### [INSTRUCTION]
Take the listing from its first line through the line that contains "const yTicks = [0, 25, 50, 75, 100];" and please retype those lines exactly, leaving out the pictures.

### [DATA SEGMENT]
_____

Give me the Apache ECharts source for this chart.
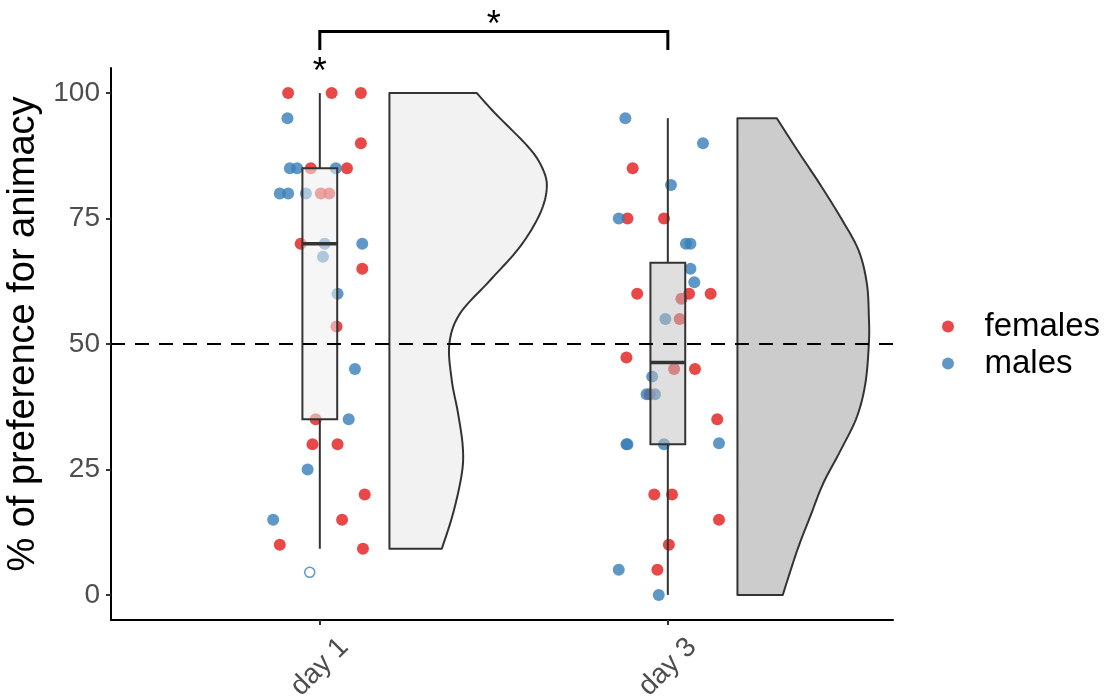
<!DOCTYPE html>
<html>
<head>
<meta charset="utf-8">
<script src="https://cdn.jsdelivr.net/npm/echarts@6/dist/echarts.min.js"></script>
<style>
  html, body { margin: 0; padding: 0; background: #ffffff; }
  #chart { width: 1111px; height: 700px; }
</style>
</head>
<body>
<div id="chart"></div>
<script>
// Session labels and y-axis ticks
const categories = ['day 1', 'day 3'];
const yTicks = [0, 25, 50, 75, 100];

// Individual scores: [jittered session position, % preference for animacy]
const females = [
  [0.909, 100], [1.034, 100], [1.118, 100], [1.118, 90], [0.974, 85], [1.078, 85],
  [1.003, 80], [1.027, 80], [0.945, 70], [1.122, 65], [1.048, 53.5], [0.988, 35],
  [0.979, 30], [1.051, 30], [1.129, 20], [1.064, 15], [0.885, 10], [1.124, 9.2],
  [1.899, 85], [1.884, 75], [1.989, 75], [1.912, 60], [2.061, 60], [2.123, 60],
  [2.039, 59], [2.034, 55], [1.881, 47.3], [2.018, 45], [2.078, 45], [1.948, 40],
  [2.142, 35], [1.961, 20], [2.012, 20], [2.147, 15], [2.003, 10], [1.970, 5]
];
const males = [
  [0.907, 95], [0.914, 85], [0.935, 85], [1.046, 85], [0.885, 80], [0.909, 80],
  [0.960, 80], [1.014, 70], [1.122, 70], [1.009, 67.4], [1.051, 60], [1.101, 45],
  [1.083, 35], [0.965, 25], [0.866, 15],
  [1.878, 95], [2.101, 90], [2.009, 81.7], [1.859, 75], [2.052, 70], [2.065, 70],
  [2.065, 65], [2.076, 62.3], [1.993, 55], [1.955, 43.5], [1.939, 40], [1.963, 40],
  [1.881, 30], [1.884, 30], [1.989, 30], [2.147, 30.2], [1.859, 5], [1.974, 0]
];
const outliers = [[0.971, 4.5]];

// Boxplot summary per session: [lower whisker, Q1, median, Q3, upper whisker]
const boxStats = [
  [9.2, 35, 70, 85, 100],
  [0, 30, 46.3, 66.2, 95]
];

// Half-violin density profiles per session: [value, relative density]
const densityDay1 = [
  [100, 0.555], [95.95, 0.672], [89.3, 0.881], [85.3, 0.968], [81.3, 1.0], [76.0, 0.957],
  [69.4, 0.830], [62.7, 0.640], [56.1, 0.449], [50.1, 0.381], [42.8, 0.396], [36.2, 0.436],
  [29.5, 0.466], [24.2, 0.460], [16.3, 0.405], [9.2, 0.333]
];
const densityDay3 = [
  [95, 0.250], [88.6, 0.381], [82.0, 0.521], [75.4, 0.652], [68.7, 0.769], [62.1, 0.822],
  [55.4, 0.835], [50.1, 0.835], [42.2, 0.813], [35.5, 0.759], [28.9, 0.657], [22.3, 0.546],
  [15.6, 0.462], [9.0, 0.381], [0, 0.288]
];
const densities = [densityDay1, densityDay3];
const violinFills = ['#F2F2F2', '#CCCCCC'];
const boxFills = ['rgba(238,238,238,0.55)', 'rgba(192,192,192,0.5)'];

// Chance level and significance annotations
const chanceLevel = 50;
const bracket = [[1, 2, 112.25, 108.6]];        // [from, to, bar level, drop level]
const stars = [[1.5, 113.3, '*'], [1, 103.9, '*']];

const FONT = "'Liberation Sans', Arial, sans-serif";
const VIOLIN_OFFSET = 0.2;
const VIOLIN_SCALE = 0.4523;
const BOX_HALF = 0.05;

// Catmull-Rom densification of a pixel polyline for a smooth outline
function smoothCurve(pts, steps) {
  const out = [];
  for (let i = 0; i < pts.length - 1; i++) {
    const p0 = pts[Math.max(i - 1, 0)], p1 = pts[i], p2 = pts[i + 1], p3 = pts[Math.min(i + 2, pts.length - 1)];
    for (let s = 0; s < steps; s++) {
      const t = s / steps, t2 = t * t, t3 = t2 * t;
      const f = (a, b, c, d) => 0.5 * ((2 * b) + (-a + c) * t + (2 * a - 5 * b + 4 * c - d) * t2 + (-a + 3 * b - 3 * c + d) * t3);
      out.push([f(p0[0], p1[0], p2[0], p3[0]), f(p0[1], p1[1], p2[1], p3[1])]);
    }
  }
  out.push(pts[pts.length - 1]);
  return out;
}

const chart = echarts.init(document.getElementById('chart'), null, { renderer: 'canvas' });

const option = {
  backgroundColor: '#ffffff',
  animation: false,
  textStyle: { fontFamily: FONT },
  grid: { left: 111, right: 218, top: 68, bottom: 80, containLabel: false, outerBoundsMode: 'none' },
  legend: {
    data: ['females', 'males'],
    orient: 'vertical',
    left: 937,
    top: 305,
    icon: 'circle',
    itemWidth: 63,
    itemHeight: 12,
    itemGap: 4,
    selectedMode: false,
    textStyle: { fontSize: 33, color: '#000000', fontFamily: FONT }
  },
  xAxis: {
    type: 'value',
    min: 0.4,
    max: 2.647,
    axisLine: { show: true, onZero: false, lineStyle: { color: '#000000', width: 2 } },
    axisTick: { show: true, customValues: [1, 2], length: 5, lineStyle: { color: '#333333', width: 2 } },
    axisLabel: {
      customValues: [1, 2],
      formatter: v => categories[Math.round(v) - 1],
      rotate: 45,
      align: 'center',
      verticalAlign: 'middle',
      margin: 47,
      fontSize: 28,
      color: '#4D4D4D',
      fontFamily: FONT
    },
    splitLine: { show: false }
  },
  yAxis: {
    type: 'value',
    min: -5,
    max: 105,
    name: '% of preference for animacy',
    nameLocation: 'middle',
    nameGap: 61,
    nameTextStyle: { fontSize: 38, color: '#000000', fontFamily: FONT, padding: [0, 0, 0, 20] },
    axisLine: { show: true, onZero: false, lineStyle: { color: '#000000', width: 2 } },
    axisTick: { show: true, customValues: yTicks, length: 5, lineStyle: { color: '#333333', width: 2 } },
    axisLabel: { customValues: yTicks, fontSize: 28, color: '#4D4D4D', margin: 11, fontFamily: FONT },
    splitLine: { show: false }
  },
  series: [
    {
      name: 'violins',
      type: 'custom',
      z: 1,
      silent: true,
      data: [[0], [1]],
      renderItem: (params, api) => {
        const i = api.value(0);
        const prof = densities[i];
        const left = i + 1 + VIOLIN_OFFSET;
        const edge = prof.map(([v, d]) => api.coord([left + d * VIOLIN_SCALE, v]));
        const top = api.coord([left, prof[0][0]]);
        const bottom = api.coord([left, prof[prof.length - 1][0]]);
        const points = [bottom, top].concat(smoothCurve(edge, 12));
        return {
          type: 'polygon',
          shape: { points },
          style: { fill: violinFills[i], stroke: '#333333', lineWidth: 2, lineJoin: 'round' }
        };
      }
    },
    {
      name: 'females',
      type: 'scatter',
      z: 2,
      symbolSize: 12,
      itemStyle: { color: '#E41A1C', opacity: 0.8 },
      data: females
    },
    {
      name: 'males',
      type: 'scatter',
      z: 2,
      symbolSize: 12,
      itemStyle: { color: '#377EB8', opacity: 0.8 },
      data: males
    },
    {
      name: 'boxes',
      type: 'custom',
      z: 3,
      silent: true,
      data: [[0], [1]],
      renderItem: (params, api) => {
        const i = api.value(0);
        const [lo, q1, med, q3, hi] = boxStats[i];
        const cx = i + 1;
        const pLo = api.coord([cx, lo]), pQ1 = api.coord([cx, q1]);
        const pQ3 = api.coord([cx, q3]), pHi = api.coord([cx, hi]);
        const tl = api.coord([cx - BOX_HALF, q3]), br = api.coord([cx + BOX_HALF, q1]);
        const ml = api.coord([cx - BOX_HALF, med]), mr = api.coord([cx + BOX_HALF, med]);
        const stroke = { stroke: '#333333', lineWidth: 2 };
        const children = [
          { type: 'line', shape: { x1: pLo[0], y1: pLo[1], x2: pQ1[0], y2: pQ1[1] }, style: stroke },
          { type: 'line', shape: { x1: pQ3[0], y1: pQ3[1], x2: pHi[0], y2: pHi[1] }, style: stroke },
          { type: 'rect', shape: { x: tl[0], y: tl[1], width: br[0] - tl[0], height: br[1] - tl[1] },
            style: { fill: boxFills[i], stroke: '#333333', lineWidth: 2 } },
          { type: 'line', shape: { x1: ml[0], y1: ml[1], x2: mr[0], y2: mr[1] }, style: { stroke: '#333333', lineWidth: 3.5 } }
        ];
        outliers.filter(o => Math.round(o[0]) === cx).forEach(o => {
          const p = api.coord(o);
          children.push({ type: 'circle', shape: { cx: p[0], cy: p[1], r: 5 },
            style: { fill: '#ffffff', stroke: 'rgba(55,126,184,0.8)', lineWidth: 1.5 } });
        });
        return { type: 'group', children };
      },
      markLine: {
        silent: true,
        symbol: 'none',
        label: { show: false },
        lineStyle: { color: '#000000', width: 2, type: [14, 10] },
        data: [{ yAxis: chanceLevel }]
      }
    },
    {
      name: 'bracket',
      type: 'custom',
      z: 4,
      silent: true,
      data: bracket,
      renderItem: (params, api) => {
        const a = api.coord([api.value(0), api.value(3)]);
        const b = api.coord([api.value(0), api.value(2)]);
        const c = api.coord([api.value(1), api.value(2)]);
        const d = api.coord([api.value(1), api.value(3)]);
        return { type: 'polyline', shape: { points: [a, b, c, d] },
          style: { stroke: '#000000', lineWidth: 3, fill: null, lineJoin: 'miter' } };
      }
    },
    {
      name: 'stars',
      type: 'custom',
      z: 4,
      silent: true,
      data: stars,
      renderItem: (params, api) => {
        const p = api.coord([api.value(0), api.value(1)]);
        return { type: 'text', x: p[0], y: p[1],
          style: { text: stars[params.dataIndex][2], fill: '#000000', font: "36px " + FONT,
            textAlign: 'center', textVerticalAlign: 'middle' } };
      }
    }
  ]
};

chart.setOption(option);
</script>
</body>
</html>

_____

### [SOLUTION FOR THIS EXERCISE]
Give me the Apache ECharts source for this chart.
<!DOCTYPE html>
<html>
<head>
<meta charset="utf-8">
<script src="https://cdn.jsdelivr.net/npm/echarts@6/dist/echarts.min.js"></script>
<style>
  html, body { margin: 0; padding: 0; background: #ffffff; }
  #chart { width: 1111px; height: 700px; }
</style>
</head>
<body>
<div id="chart"></div>
<script>
// Session labels and y-axis ticks
const categories = ['day 1', 'day 3'];
const yTicks = [0, 25, 50, 75, 100];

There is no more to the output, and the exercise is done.